British GT now give a trophy to the winners of Pro/Am, as well as the overall podium, so we picked up two trophies. It sounds a dreadful cliché, but I felt really alive. There was no luck in this one, I had contributed. I was now a racing driver. If I never do it again, I can say I have done it. Heaven.

 

As I said earlier Joe is not big on unnecessary or false praise. He can always find a reason for me/us/the team to improve. He was only 99.9% happy with the result. He wanted to win overall, not just be first in class, be second overall, be fastest McLaren all weekend (again), fastest of all in qualifying (in the wet and the dry) and great at getting the best out of me. But when he said it was my best ever, I believed him and when he repeated it on his twitter feed to his audience, I believed him again.

 

It had been a great weekend with a great result, but on the way out I bumped into Shaun Goff, who runs Optimum, the team who look after Graham Johnson/Mike Robinson. They had not been out in either qualifying or the race. I genuinely felt for them and genuinely wanted them to be in the race, hopefully, but not likely, in the distance in my rear-view mirror. Miserable for them, tough for the team and a reminder that you should enjoy the good times, because you can bet the racing gods will even it up at some point.

 

We left Brands Hatch leading the Pro/Am championship, albeit by a slim margin.
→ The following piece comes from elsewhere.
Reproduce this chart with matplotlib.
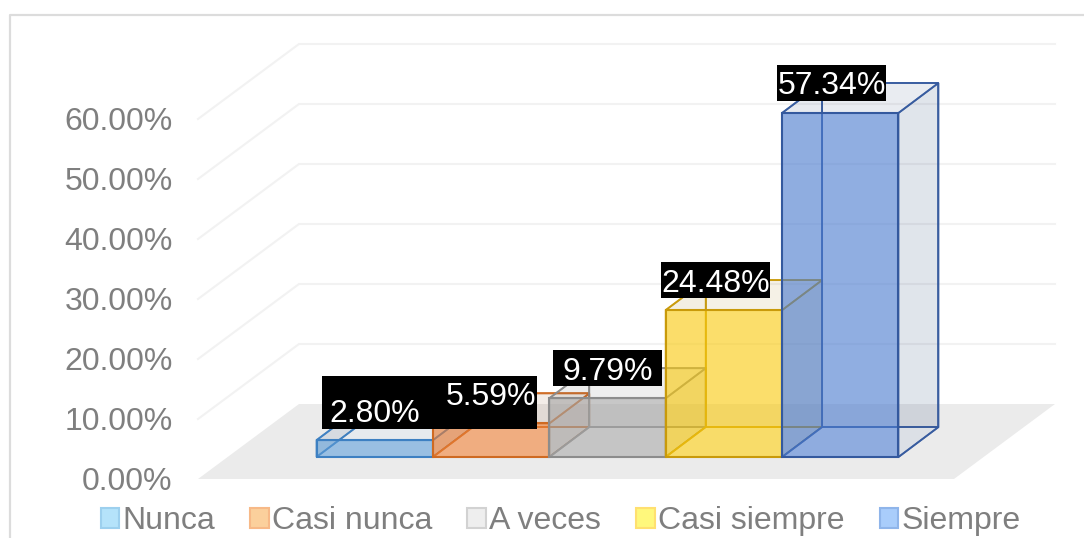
import matplotlib
matplotlib.use("Agg")
import matplotlib.pyplot as plt
from matplotlib.colors import to_rgba
from matplotlib.lines import Line2D
from matplotlib.patches import Patch, Polygon, Rectangle

plt.rcParams['font.family'] = ['Liberation Sans', 'DejaVu Sans']

categories = ["Nunca", "Casi nunca", "A veces", "Casi siempre", "Siempre"]
values = [2.80, 5.59, 9.79, 24.48, 57.34]
labels = ["2.80%", "5.59%", "9.79%", "24.48%", "57.34%"]
y_ticks = [0, 10, 20, 30, 40, 50, 60]
y_tick_labels = ["0.00%", "10.00%", "20.00%", "30.00%", "40.00%", "50.00%", "60.00%"]

fill_colors = ["#5b9bd5", "#ed7d31", "#a5a5a5", "#fbcb0c", "#4a7bd0"]
edge_colors = ["#3d80c2", "#cf6a22", "#8c8c8c", "#c99a0a", "#34599e"]
side_colors = ["#2c5f90", "#8f4a18", "#606060", "#9a7800", "#284678"]
legend_fill = ["#b5e3fa", "#fbd09c", "#eeeeee", "#fff87c", "#a9cdfb"]
legend_edge = ["#9dd0ee", "#f7b987", "#d2d2d2", "#ffe070", "#8fb5ea"]

W, H = 1084, 538
FONT = 23
TEXT_GREY = "#7f7f7f"
PX_PER_UNIT_X = 116.4
PX_PER_UNIT_Y = 6.0
X0_PX = 316.5           # left edge of first bar
AX_L, AX_R, AX_B, AX_T = 198, 956, 479, 119
BASE = (AX_B - 457) / PX_PER_UNIT_Y   # bars stand this far above the axis front corner
DX, DY = 40 / PX_PER_UNIT_X, 30 / PX_PER_UNIT_Y   # bar depth
FDX, FDY = 101 / PX_PER_UNIT_X, 75 / PX_PER_UNIT_Y  # floor depth
label_shift = [0, 0, 0, -8.5, -8.5]


def X(px):
    return (px - X0_PX) / PX_PER_UNIT_X


def Y(py):
    return (AX_B - py) / PX_PER_UNIT_Y


fig = plt.figure(figsize=(W / 100, H / 100), dpi=100, facecolor="white")
ax = fig.add_axes([AX_L / W, 1 - AX_B / H, (AX_R - AX_L) / W, (AX_B - AX_T) / H])
ax.patch.set_visible(False)
ax.set_xlim(X(AX_L), X(AX_R))
ax.set_ylim(0, 60)
for s in ax.spines.values():
    s.set_visible(False)
ax.set_xticks([])
ax.set_yticks(y_ticks)
ax.set_yticklabels(y_tick_labels, fontsize=FONT, color=TEXT_GREY)
ax.tick_params(axis="y", length=0, pad=18.2)

# chart frame
fig.add_artist(Line2D([9.5 / W, 9.5 / W, 1], [0, 1 - 14.5 / H, 1 - 14.5 / H],
                      color="#dcdcdc", lw=1.6))

# floor
x_l, x_r = X(AX_L), X(1055) - FDX
ax.add_patch(Polygon([(x_l, 0), (x_r, 0), (x_r + FDX, FDY), (x_l + FDX, FDY)],
                     closed=True, fc="#ebebeb", ec="none", zorder=1, clip_on=False))
# gridlines on side and back wall
for t in y_ticks[1:]:
    ax.plot([x_l, x_l + FDX, x_r + FDX], [t, t + FDY, t + FDY], color="#f2f2f2",
            lw=1.5, zorder=1.5, clip_on=False, solid_joinstyle="miter")

# bars
z = 2.0
for i, v in enumerate(values):
    b, t = BASE, BASE + v
    l, r = i, i + 1
    fill, edge, side = fill_colors[i], edge_colors[i], side_colors[i]
    # bottom face: pale and nearly opaque, hides the floor under the bar
    ax.add_patch(Polygon([(l, b), (r, b), (r + DX, b + DY), (l + DX, b + DY)], closed=True,
                         fc=to_rgba("#fafafa", 0.75), ec=to_rgba(edge, 0.85), lw=1.3,
                         zorder=z, clip_on=False, joinstyle="miter"))
    z += 0.01
    faces = [
        ([(l + DX, b + DY), (r + DX, b + DY), (r + DX, t + DY), (l + DX, t + DY)], 0.02),  # back
        ([(l, b), (l + DX, b + DY), (l + DX, t + DY), (l, t)], 0.03),                      # left
        ([(l, t), (r, t), (r + DX, t + DY), (l + DX, t + DY)], 0.08),                      # top
        ([(r, b), (r + DX, b + DY), (r + DX, t + DY), (r, t)], 0.12),                      # side
    ]
    for pts, a in faces:
        ax.add_patch(Polygon(pts, closed=True, fc=to_rgba(side, a),
                             ec=to_rgba(edge, 0.85), lw=1.3, zorder=z,
                             clip_on=False, joinstyle="miter"))
        z += 0.01
    ax.bar(l, v, width=1, bottom=b, align="edge", color=to_rgba(fill, 0.6),
           edgecolor=edge, linewidth=1.5, zorder=z, clip_on=False)
    z += 0.01

# data labels
for i, (v, lab) in enumerate(zip(values, labels)):
    cx = i + 0.5 + label_shift[i] / PX_PER_UNIT_X
    cy = BASE + v + DY
    if i == 0:
        box_x, box_w, box_y, box_h = X(322), 108 / PX_PER_UNIT_X, Y(429), 53 / PX_PER_UNIT_Y
    elif i == 1:
        box_x, box_w, box_y, box_h = X(430), 107 / PX_PER_UNIT_X, Y(429), 53 / PX_PER_UNIT_Y
    else:
        box_w, box_h = 109 / PX_PER_UNIT_X, 36 / PX_PER_UNIT_Y
        box_x, box_y = cx - box_w / 2, cy - box_h / 2
    ax.add_patch(Rectangle((box_x, box_y), box_w, box_h, fc="black", ec="none",
                           zorder=10, clip_on=False))
    ax.text(cx, cy, lab, color="white", fontsize=FONT, ha="center",
            va="center_baseline", zorder=11)

# legend
handles = [Patch(facecolor=f, edgecolor=e, linewidth=1.5, label=c)
           for f, e, c in zip(legend_fill, legend_edge, categories)]
leg = fig.legend(handles=handles, ncol=5, loc="center", bbox_to_anchor=(560.5 / W, 1 - 521 / H),
                 frameon=False, fontsize=FONT, handlelength=0.58, handleheight=0.58,
                 handletextpad=0.1, columnspacing=1.10, labelcolor=TEXT_GREY,
                 borderpad=0, borderaxespad=0)

fig.savefig("out.png", dpi=100, facecolor="white")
Our target for the season was to finish in the top three in Pro/Am and that has now been achieved with the round at Donington to go. 

 

One two-hour race, three McLarens, Donington GP circuit, three teams and three driver pairings: Graham Johnson/Mike Robinson, Adam Balon/Adam McKay, myself/Joe. All three cars can finish first, second or third. All three cars have pretty much had three did not finishes (DNF’s) this season. I am hoping all three make it through the two hours. We will have a 15-second ‘success’ penalty carried over from Brands, which will make it tough for us, and a couple of other factors that will influence our performance. But with a little bit of luck, we will make a fight of it. Donington, late September, I can’t wait!